For P 1: Assume circular orbits for both Earth and Mercury, i.e. (orbit radius) = (semimajor axis) for each planet. See Table 3A in Appendix 3. For P 2: (The weight of a 150 kg astronaut on Earth) = mg = 1470 Newtons. Use Newton’s law of gravity (p.52). It’s a waste of time to plug values for r, m1, and m2 into this equation. Use a proportion, and remember that F varies inversely as the square of the center-to-center distance!

Sept. 17, 19 Astronomical Instruments/Solar System Structure

Prepare: Read Ch. 5: Telescopes Ch. 6: The Solar System
Assignments: Probs. Ch. 5: R 11 (6 pts); P 3. Ch. 6: P 5, 6; H 1 - due 9/26

For R11 in Ch. 5: For this question, I want you to use the angular resolution equation on p. 116. Use the Keck Telescope (p. 115) at 550 nm for the optical telescope. For the radio telescope, use a frequency of 1 Ghz with the Very Long Baseline Interferometer (VLBI). See p. 128. For the frequency to wavelength conversion, see p. 71, and use the wave speed equation on p. 64. Assume that: (max. distance between VLBI telescopes) = (2/3 of Earth’s diameter). H 1 for Ch 6: The Solar System contains 9 planets, 58 moons, and thousands of asteroids within 40 AU of the Sun. The Oort Cloud of comets orbit the Sun at distances out to ~100,000 AU. The distance to the nearest star, Alpha Centauri, is 274,000 AU (1.33 pc). Compare the distance to Alpha Centauri to the diameter of the Sun. See the Appendices. Round your answer to 1 sig. fig. In regions where 1.33 pc is a typical distance between stars, the probability of collisions between stars is very small. Explain.

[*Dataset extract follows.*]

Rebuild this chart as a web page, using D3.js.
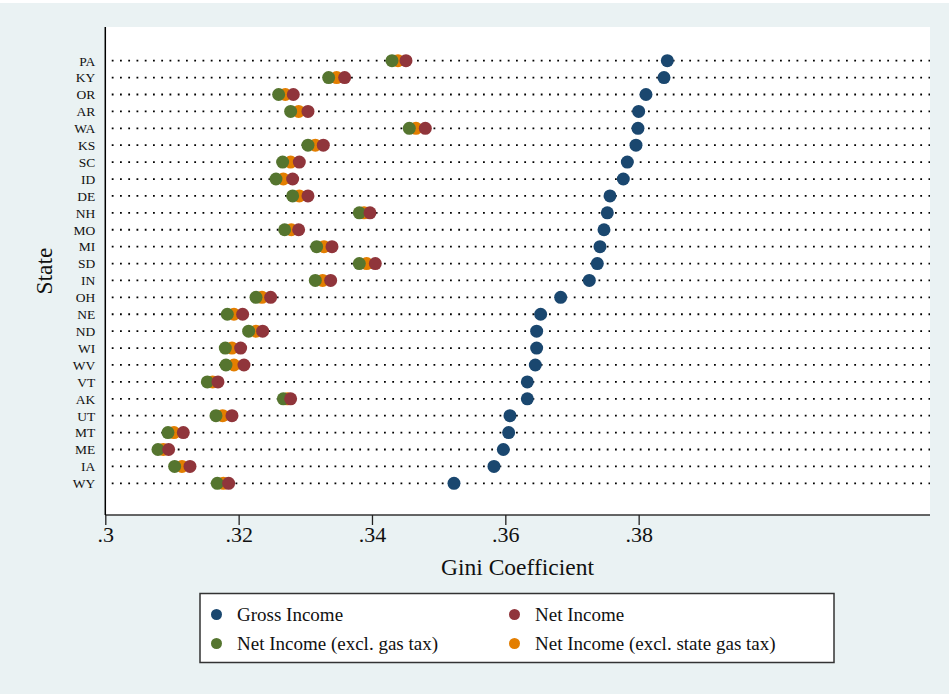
<!DOCTYPE html>
<html><head><meta charset="utf-8">
<script src="https://cdn.jsdelivr.net/npm/d3@7"></script>
<style>html,body{margin:0;padding:0;background:#fff;}svg{display:block;}</style>
</head><body>
<svg id="chart" width="949" height="694"></svg>
<script>
const states = ["PA","KY","OR","AR","WA","KS","SC","ID","DE","NH","MO","MI","SD","IN","OH","NE","ND","WI","WV","VT","AK","UT","MT","ME","IA","WY"];
const gross     = [0.3843,0.3838,0.3811,0.3800,0.3799,0.3796,0.3783,0.3777,0.3757,0.3753,0.3748,0.3742,0.3738,0.3726,0.3683,0.3653,0.3647,0.3647,0.3645,0.3633,0.3633,0.3607,0.3605,0.3597,0.3583,0.3523];
const net       = [0.3451,0.3359,0.3282,0.3304,0.3480,0.3327,0.3291,0.3281,0.3304,0.3397,0.3290,0.3340,0.3405,0.3338,0.3248,0.3206,0.3236,0.3203,0.3208,0.3169,0.3278,0.3190,0.3117,0.3095,0.3127,0.3185];
const exclGas   = [0.3430,0.3335,0.3260,0.3278,0.3456,0.3304,0.3266,0.3256,0.3281,0.3381,0.3269,0.3317,0.3381,0.3315,0.3226,0.3183,0.3215,0.3180,0.3181,0.3153,0.3267,0.3166,0.3094,0.3079,0.3104,0.3168];
const exclState = [0.3439,0.3347,0.3270,0.3290,0.3466,0.3315,0.3278,0.3267,0.3291,0.3388,0.3279,0.3328,0.3392,0.3326,0.3235,0.3193,0.3226,0.3190,0.3193,0.3161,0.3273,0.3176,0.3103,0.3087,0.3115,0.3177];
const xTicks = [0.30,0.32,0.34,0.36,0.38];
const xTickLabels = [".3",".32",".34",".36",".38"];
const seriesNames = ["Gross Income","Net Income","Net Income (excl. gas tax)","Net Income (excl. state gas tax)"];
const seriesColors = ["#1a476f","#90353b","#55752f","#e37e00"];

const svg = d3.select("#chart");
const serif = "Liberation Serif";
const plot = {left:105.3, right:930, top:27, bottom:515};

svg.append("rect").attr("x",0).attr("y",3).attr("width",949).attr("height",691).attr("fill","#eaf2f3");
svg.append("rect").attr("x",plot.left).attr("y",plot.top).attr("width",plot.right-plot.left).attr("height",plot.bottom-plot.top).attr("fill","#fff");

const x = d3.scaleLinear().domain([0.3,0.4237]).range([plot.left, plot.right]);
const y = d3.scalePoint().domain(states).range([60.7, 483.3]);

// dotted row lines
svg.append("g").selectAll("line").data(states).join("line")
  .attr("x1",plot.left).attr("x2",plot.right)
  .attr("y1",d=>y(d)).attr("y2",d=>y(d))
  .attr("stroke","#000").attr("stroke-width",1.8)
  .attr("stroke-dasharray","1.8 6.45").attr("stroke-dashoffset",1.8);

// axes
const xAxis = d3.axisBottom(x).tickValues(xTicks).tickFormat((d,i)=>xTickLabels[i]).tickSize(10).tickPadding(5);
const gx = svg.append("g").attr("transform",`translate(0,${plot.bottom})`).call(xAxis);
gx.select(".domain").attr("stroke","#333").attr("stroke-width",1.5).attr("d",`M${plot.left},0H${plot.right}`);
gx.selectAll(".tick line").attr("stroke","#222").attr("stroke-width",1.3);
gx.selectAll(".tick text").attr("font-family",serif).attr("font-size",22).attr("fill","#111").attr("dy","0.55em");

const yAxis = d3.axisLeft(y).tickSize(0).tickPadding(10);
const gy = svg.append("g").attr("transform",`translate(${plot.left},0)`).call(yAxis);
gy.select(".domain").attr("stroke","#000").attr("stroke-width",1.5).attr("d",`M0,${plot.top}V${plot.bottom}`);
gy.selectAll(".tick text").attr("font-family",serif).attr("font-size",13.5).attr("fill","#111");

// markers: gross, then orange, green, red
const r = 6.5;
function drawSeries(vals, color){
  svg.append("g").selectAll("circle").data(states).join("circle")
    .attr("cx",(d,i)=>x(vals[i])).attr("cy",d=>y(d)).attr("r",r)
    .attr("fill",color);
}
drawSeries(gross, seriesColors[0]);
drawSeries(exclState, seriesColors[3]);
drawSeries(exclGas, seriesColors[2]);
drawSeries(net, seriesColors[1]);

// axis titles
svg.append("text").attr("x",517.5).attr("y",575).attr("text-anchor","middle")
  .attr("font-family",serif).attr("font-size",23.5).attr("fill","#111").text("Gini Coefficient");
svg.append("text").attr("transform",`translate(51.5,${(plot.top+plot.bottom)/2}) rotate(-90)`).attr("text-anchor","middle")
  .attr("font-family",serif).attr("font-size",23.5).attr("fill","#111").text("State");

// legend
const lg = svg.append("g");
lg.append("rect").attr("x",200).attr("y",593.5).attr("width",634).attr("height",69).attr("fill","#fff")
  .attr("stroke","#333").attr("stroke-width",1.5);
const legendPos = [[216.5,614.5],[514.5,614.5],[216.5,643.5],[514.5,643.5]];
seriesNames.forEach((name,i)=>{
  const [lx,ly] = legendPos[i];
  lg.append("circle").attr("cx",lx).attr("cy",ly).attr("r",5.5).attr("fill",seriesColors[i]);
  lg.append("text").attr("x",lx+20.5).attr("y",ly+6.5).attr("font-family",serif).attr("font-size",19).attr("fill","#111").text(name);
});
</script>
</body></html>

Sept. 10, 12 Light from the Cosmos

Prepare: Ch. 3: Radiation; Ch. 4: Spectroscopy.
Assignments: Probs. Ch. 3: R 8; P 10 (6 pts); H 1; Ch. 4: R 9; P 3, 5; H 2 (6 pts). - due 9/19

H 1. In Fig. 3.11, identify a blackbody curve for a star that is: A) red. B) blue. C) invisible. Explain your answers. Use the color spectrum shown with each curve in your explanations. H 2. Lyman absorption is strong only in cool stars.and Balmer absorption is strong only in stars of intermediate temperatures. Explain. Hint #1: For strong Balmer absorption, a large fraction of the hydrogen atoms must be in the 1st excited state (n = 2). For strong Lyman absorption, a large fraction of the atoms must be in the ground state (n = 1). Hint #2: An atom becomes ionized if it absorbs a
photon with energy greater than 13.6 eV. See p. 99.

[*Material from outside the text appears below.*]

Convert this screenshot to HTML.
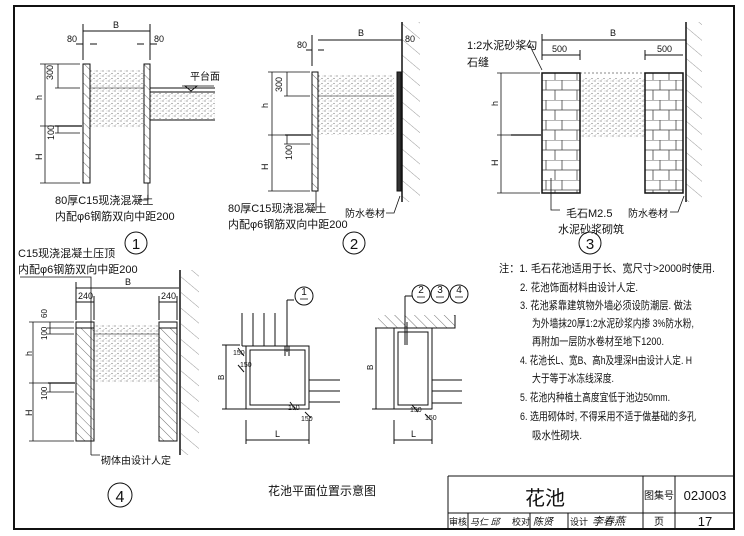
<!DOCTYPE html>
<html><head><meta charset="utf-8"><style>
html,body{margin:0;padding:0;background:#fff;}
svg{display:block;}
text{font-family:"Liberation Sans","Noto Sans CJK SC",sans-serif;fill:#111;}
</style></head><body>
<svg width="744" height="536" viewBox="0 0 744 536" xmlns="http://www.w3.org/2000/svg">
<defs>
<pattern id="hat" width="7" height="7" patternUnits="userSpaceOnUse" patternTransform="rotate(-45)"><line x1="0" y1="0" x2="0" y2="7" stroke="#333" stroke-width="0.7"/></pattern>
<pattern id="hatb" width="12" height="12" patternUnits="userSpaceOnUse" patternTransform="rotate(-50)"><line x1="0" y1="0" x2="0" y2="12" stroke="#555" stroke-width="0.6"/></pattern>
<pattern id="soil" width="6" height="5" patternUnits="userSpaceOnUse"><circle cx="1" cy="1" r="0.6" fill="#666"/><circle cx="4" cy="3.5" r="0.6" fill="#777"/><circle cx="5" cy="1" r="0.4" fill="#888"/><circle cx="2" cy="4.5" r="0.4" fill="#888"/></pattern>
<pattern id="brick" width="38" height="20" patternUnits="userSpaceOnUse"><path d="M0 0H38M0 10H38M14 0V10M30 0V10M7 10V20M23 10V20" stroke="#444" stroke-width="0.8" fill="none"/></pattern>
</defs>
<g stroke="#111" fill="none">
<rect x="14" y="6" width="720" height="523" stroke-width="2"/>
<path d="M448 476V529M448 476H734M448 513H734M643 476V529M675 476V529M468 513V529M530 513V529M568 513V529" stroke-width="1"/>
</g>
<text x="545" y="505" font-size="20" text-anchor="middle">花池</text>
<text x="659" y="499" font-size="10" text-anchor="middle">图集号</text>
<text x="705" y="500" font-size="13" text-anchor="middle">02J003</text>
<text x="659" y="525" font-size="10" text-anchor="middle">页</text>
<text x="705" y="526" font-size="13" text-anchor="middle">17</text>
<text x="449" y="525" font-size="9">审核</text>
<text x="470" y="525" font-size="9" font-style="italic">马仁 邱</text>
<text x="512" y="525" font-size="9">校对</text>
<text x="533" y="525" font-size="10" font-style="italic">陈贤</text>
<text x="570" y="525" font-size="9">设计</text>
<text x="592" y="525" font-size="11" font-style="italic">李春燕</text>

<!-- Diagram 1 -->
<rect x="90" y="70" width="54" height="58" fill="url(#soil)"/>
<rect x="150" y="92" width="65" height="28" fill="url(#soil)"/>
<g stroke="#111" stroke-width="1" fill="none">
<rect x="83" y="64" width="7" height="119" fill="url(#hat)"/>
<rect x="144" y="64" width="6" height="119" fill="url(#hat)"/>
<path d="M150 88H215M150 92H215M150 120H215M150 88V120" />
<path d="M90 88H144" stroke-width="0.6"/>
<path d="M55 126H82" stroke-width="1.2"/>
<path d="M83 31H150M83 24V60M150 24V60M83 44H76M90 44H97M144 44H137M150 44H157"/>
<path d="M45 64V183M40 64H80M40 126H80M40 183H80M58 64V88M55 88H80M58 126V133M55 133H80" stroke-width="0.8"/>
<path d="M148 183V200H138" stroke-width="0.8"/>
<path d="M185 86L191 91L197 86Z" />
<path d="M182 86H214" stroke-width="0.8"/>
<circle cx="136" cy="243" r="11"/>
</g>
<text x="113" y="28" font-size="9">B</text>
<text x="67" y="42" font-size="9">80</text>
<text x="154" y="42" font-size="9">80</text>
<text x="190" y="80" font-size="10">平台面</text>
<text x="53" y="80" font-size="9" transform="rotate(-90 53 80)">300</text>
<text x="42" y="100" font-size="9" transform="rotate(-90 42 100)">h</text>
<text x="54" y="140" font-size="9" transform="rotate(-90 54 140)">100</text>
<text x="42" y="160" font-size="9" transform="rotate(-90 42 160)">H</text>
<text x="55" y="204" font-size="11">80厚C15现浇混凝土</text>
<text x="55" y="220" font-size="11">内配φ6钢筋双向中距200</text>
<text x="136" y="249" font-size="15" text-anchor="middle">1</text>

<!-- Diagram 2 -->
<rect x="318" y="75" width="76" height="60" fill="url(#soil)"/>
<rect x="402" y="22" width="18" height="180" fill="url(#hatb)"/>
<g stroke="#111" stroke-width="1" fill="none">
<rect x="312" y="72" width="6" height="119" fill="url(#hat)"/>
<path d="M402 22V202" stroke-width="1.5"/>
<rect x="397" y="72" width="4" height="119" fill="#333"/>
<path d="M318 96H394" stroke-width="0.6"/>
<path d="M285 135H311" stroke-width="1.2"/>
<path d="M318 40H402M312 35V66M312 50H306M318 50H324"/>
<path d="M272 72V191M268 72H310M268 135H310M268 191H310M287 72V96M284 96H310M287 135V144M284 144H310" stroke-width="0.8"/>
<path d="M316 191V210H310M400 196L394 213H386" stroke-width="0.8"/>
<circle cx="354" cy="243" r="11"/>
</g>
<text x="358" y="36" font-size="9">B</text>
<text x="297" y="48" font-size="9">80</text>
<text x="405" y="42" font-size="9">80</text>
<text x="282" y="92" font-size="9" transform="rotate(-90 282 92)">300</text>
<text x="268" y="108" font-size="9" transform="rotate(-90 268 108)">h</text>
<text x="292" y="160" font-size="9" transform="rotate(-90 292 160)">100</text>
<text x="268" y="170" font-size="9" transform="rotate(-90 268 170)">H</text>
<text x="228" y="212" font-size="11">80厚C15现浇混凝土</text>
<text x="228" y="228" font-size="11">内配φ6钢筋双向中距200</text>
<text x="345" y="217" font-size="10">防水卷材</text>
<text x="354" y="249" font-size="15" text-anchor="middle">2</text>

<!-- Diagram 3 -->
<rect x="580" y="78" width="65" height="60" fill="url(#soil)"/>
<rect x="686" y="22" width="16" height="180" fill="url(#hatb)"/>
<g stroke="#111" stroke-width="1" fill="none">
<rect x="542" y="73" width="38" height="120" fill="url(#brick)" stroke-width="1.5"/>
<rect x="645" y="73" width="38" height="120" fill="url(#brick)" stroke-width="1.5"/>
<path d="M686 22V202" stroke-width="1.5"/>
<path d="M580 73H645" stroke-width="0.5" stroke-dasharray="2 2"/>
<path d="M511 135H541" stroke-width="1.2"/>
<path d="M542 40H686M542 34V60M542 55H580M580 50V60M645 55H683M645 50V60"/>
<path d="M501 73V193M497 73H540M497 135H540M497 193H540" stroke-width="0.8"/>
<path d="M520 46H530L542 70M551 178V210H560M684 196L678 212H670" stroke-width="0.8"/>
<circle cx="590" cy="243" r="11"/>
</g>
<text x="610" y="36" font-size="9">B</text>
<text x="552" y="52" font-size="9">500</text>
<text x="657" y="52" font-size="9">500</text>
<text x="498" y="106" font-size="9" transform="rotate(-90 498 106)">h</text>
<text x="498" y="166" font-size="9" transform="rotate(-90 498 166)">H</text>
<text x="467" y="49" font-size="11">1:2水泥砂浆勾</text>
<text x="467" y="66" font-size="11">石缝</text>
<text x="566" y="217" font-size="11">毛石M2.5</text>
<text x="558" y="233" font-size="11">水泥砂浆砌筑</text>
<text x="628" y="217" font-size="10">防水卷材</text>
<text x="590" y="249" font-size="15" text-anchor="middle">3</text>

<!-- Diagram 4 -->
<rect x="94" y="325" width="65" height="58" fill="url(#soil)"/>
<rect x="181" y="270" width="18" height="185" fill="url(#hatb)"/>
<g stroke="#111" stroke-width="1" fill="none">
<rect x="76" y="322" width="18" height="119" fill="url(#hat)"/>
<rect x="159" y="322" width="18" height="119" fill="url(#hat)"/>
<rect x="76" y="322" width="18" height="6" fill="#fff"/>
<rect x="159" y="322" width="18" height="6" fill="#fff"/>
<path d="M180 270V455" stroke-width="1.5"/>
<path d="M94 334H159" stroke-width="0.6"/>
<path d="M48 383H75" stroke-width="1.2"/>
<path d="M20 277H91V455M91 455H100"  stroke-width="0.8"/>
<path d="M76 288H179M76 282V320M76 302H94M94 296V320M159 302H177M159 296V320M177 296V320"/>
<path d="M33 322V441M29 322H74M29 383H74M29 441H74M50 322V334M47 328H74M47 334H74M50 383V392M47 392H74" stroke-width="0.8"/>
<circle cx="120" cy="495" r="12"/>
</g>
<text x="125" y="285" font-size="9">B</text>
<text x="78" y="299" font-size="9">240</text>
<text x="161" y="299" font-size="9">240</text>
<text x="47" y="318" font-size="8" transform="rotate(-90 47 318)">60</text>
<text x="47" y="340" font-size="8" transform="rotate(-90 47 340)">100</text>
<text x="32" y="356" font-size="9" transform="rotate(-90 32 356)">h</text>
<text x="47" y="400" font-size="8" transform="rotate(-90 47 400)">100</text>
<text x="32" y="416" font-size="9" transform="rotate(-90 32 416)">H</text>
<text x="18" y="257" font-size="11">C15现浇混凝土压顶</text>
<text x="18" y="273" font-size="11">内配φ6钢筋双向中距200</text>
<text x="101" y="464" font-size="10">砌体由设计人定</text>
<text x="120" y="502" font-size="16" text-anchor="middle">4</text>

<!-- Plans -->
<rect x="378" y="315" width="77" height="13" fill="url(#hat)"/>
<g stroke="#111" stroke-width="1" fill="none">
<rect x="246" y="346" width="63" height="63"/>
<rect x="250" y="350" width="55" height="55"/>
<path d="M242 313V346M253 313V346M264 313V346M275 313V346M242 346H246"/>
<path d="M309 380H340M309 391H340M309 402H340"/>
<path d="M287 300V352M285 346V356M289 346V356M287 300H294"/>
<circle cx="304" cy="296" r="9"/>
<path d="M226 345V409M222 345H240M222 409H246M246 420V444M309 420V444M246 440H309M238 348L244 356M238 365L244 372M290 402L296 410M305 412L311 418"/>
<rect x="394" y="328" width="38" height="81"/>
<rect x="398" y="332" width="30" height="73"/>
<path d="M378 328H455V315M432 380H462M432 391H462M432 403H462"/>
<path d="M405 322V345M407 322V345M405 296V322M405 296H412"/>
<circle cx="421" cy="294" r="9"/><circle cx="440" cy="294" r="9"/><circle cx="459" cy="294" r="9"/>
<path d="M378 328H375M376 328V409M372 409H394M394 420V444M432 420V444M394 440H432M412 405L418 412M425 414L431 420"/>
</g>
<text x="304" y="295" font-size="10" text-anchor="middle">1</text>
<text x="421" y="293" font-size="10" text-anchor="middle">2</text>
<text x="440" y="293" font-size="10" text-anchor="middle">3</text>
<text x="459" y="293" font-size="10" text-anchor="middle">4</text>
<g stroke="#111" stroke-width="0.8"><path d="M300 299H308M417 297H425M436 297H444M455 297H463"/></g>
<text x="224" y="380" font-size="8" transform="rotate(-90 224 380)">B</text>
<text x="373" y="370" font-size="8" transform="rotate(-90 373 370)">B</text>
<text x="275" y="437" font-size="9">L</text>
<text x="411" y="437" font-size="9">L</text>
<text x="233" y="355" font-size="7">150</text>
<text x="240" y="367" font-size="7">150</text>
<text x="288" y="410" font-size="7">150</text>
<text x="301" y="421" font-size="7">150</text>
<text x="410" y="412" font-size="7">150</text>
<text x="425" y="420" font-size="7">150</text>
<text x="268" y="495" font-size="12">花池平面位置示意图</text>

<!-- Notes -->
<g font-size="11">
<text x="499" y="272" textLength="216" lengthAdjust="spacingAndGlyphs">注：1. 毛石花池适用于长、宽尺寸&gt;2000时使用.</text>
<text x="520" y="291" textLength="118" lengthAdjust="spacingAndGlyphs">2. 花池饰面材料由设计人定.</text>
<text x="520" y="309" textLength="172" lengthAdjust="spacingAndGlyphs">3. 花池紧靠建筑物外墙必须设防潮层. 做法</text>
<text x="532" y="327" textLength="162" lengthAdjust="spacingAndGlyphs">为外墙抹20厚1:2水泥砂浆内掺 3%防水粉,</text>
<text x="532" y="345" textLength="132" lengthAdjust="spacingAndGlyphs">再附加一层防水卷材至地下1200.</text>
<text x="520" y="364" textLength="172" lengthAdjust="spacingAndGlyphs">4. 花池长L、宽B、高h及埋深H由设计人定. H</text>
<text x="532" y="382" textLength="82" lengthAdjust="spacingAndGlyphs">大于等于冰冻线深度.</text>
<text x="520" y="401" textLength="150" lengthAdjust="spacingAndGlyphs">5. 花池内种植土高度宜低于池边50mm.</text>
<text x="520" y="420" textLength="176" lengthAdjust="spacingAndGlyphs">6. 选用砌体时, 不得采用不适于做基础的多孔</text>
<text x="532" y="439" textLength="50" lengthAdjust="spacingAndGlyphs">吸水性砌块.</text>
</g>
</svg>
</body></html>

Sept. 3, 5 The Birth of Modern Science

Prepare: Read Ch. 2: The Copernican Revolution
Assignments: Probs. Ch. 2: R 12, 14; P 4, 8; H 1, 2 (6 pts), 3 (6 pts). - due 9/12

Supplementary Questions: H 1. Use the method of P 10 to find the Moon's acceleration in m/sec². The Earth to Moon distance and the Moon's average velocity are on p. 215. H 2. Use the equation for P on p. 56 to find the Moon's orbital period. (r must be in meters, M is Earth's mass in kg, and P will be in seconds) Explain why the Moon's mass can be ignored, and compare your calculated period to the period given on p. 16. In S 1 and S 2: r is the average center-to-center distance between the Earth and the Moon, i.e. the semimajor axis. See p. 215. H 3. Jupiter is "at opposition" when the Sun and Jupiter are on opposite sides of the Earth, so Earth is passing Jupiter on the inside "at opposition". Jupiter is "in retrograde" when it is "at opposition". Explain. See Fig. 2.8 on p. 40.

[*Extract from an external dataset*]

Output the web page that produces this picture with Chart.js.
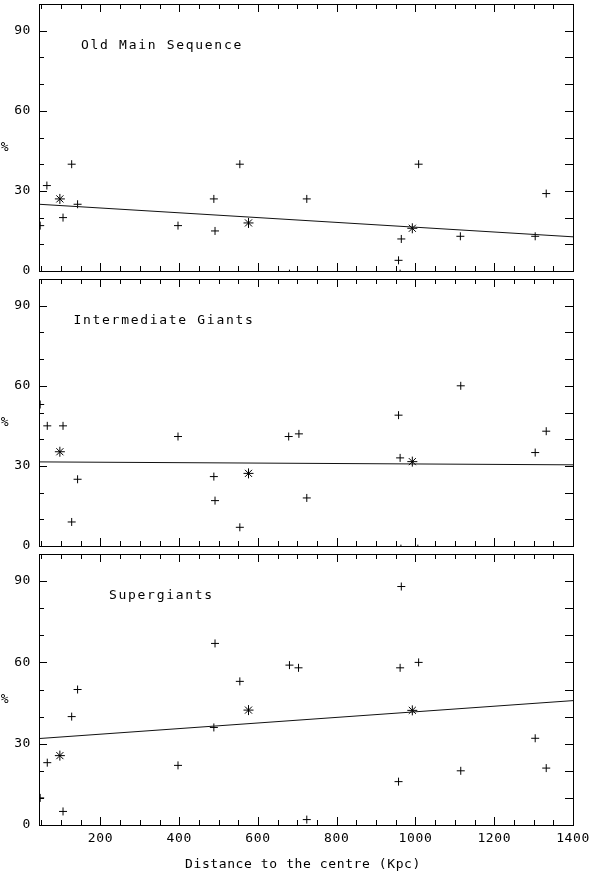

Aug. 27, 29 Astronomy & the Universe

Prepare: Ch. 1: Charting the Heavens.
Assignments: Probs. Ch. 1: R 1 (6 pts); P 4- See the SC002 chart. P 6, 9; Monte Python. - due 9/5

For R 1: Numerical comparisons are required! e.g. 1 Jupiter diameter is about 10 Earth diameters. See Appendix 3. Round your answers to one significant figure (1 sig. fig.). The most distant quasars are at ~10¹⁰ Ly, so you can use this number as the size of the "entire universe". For P 6: The Moon's angular size is on p. 11. For P 9: The Moon's radius in kilometers is on p. 215.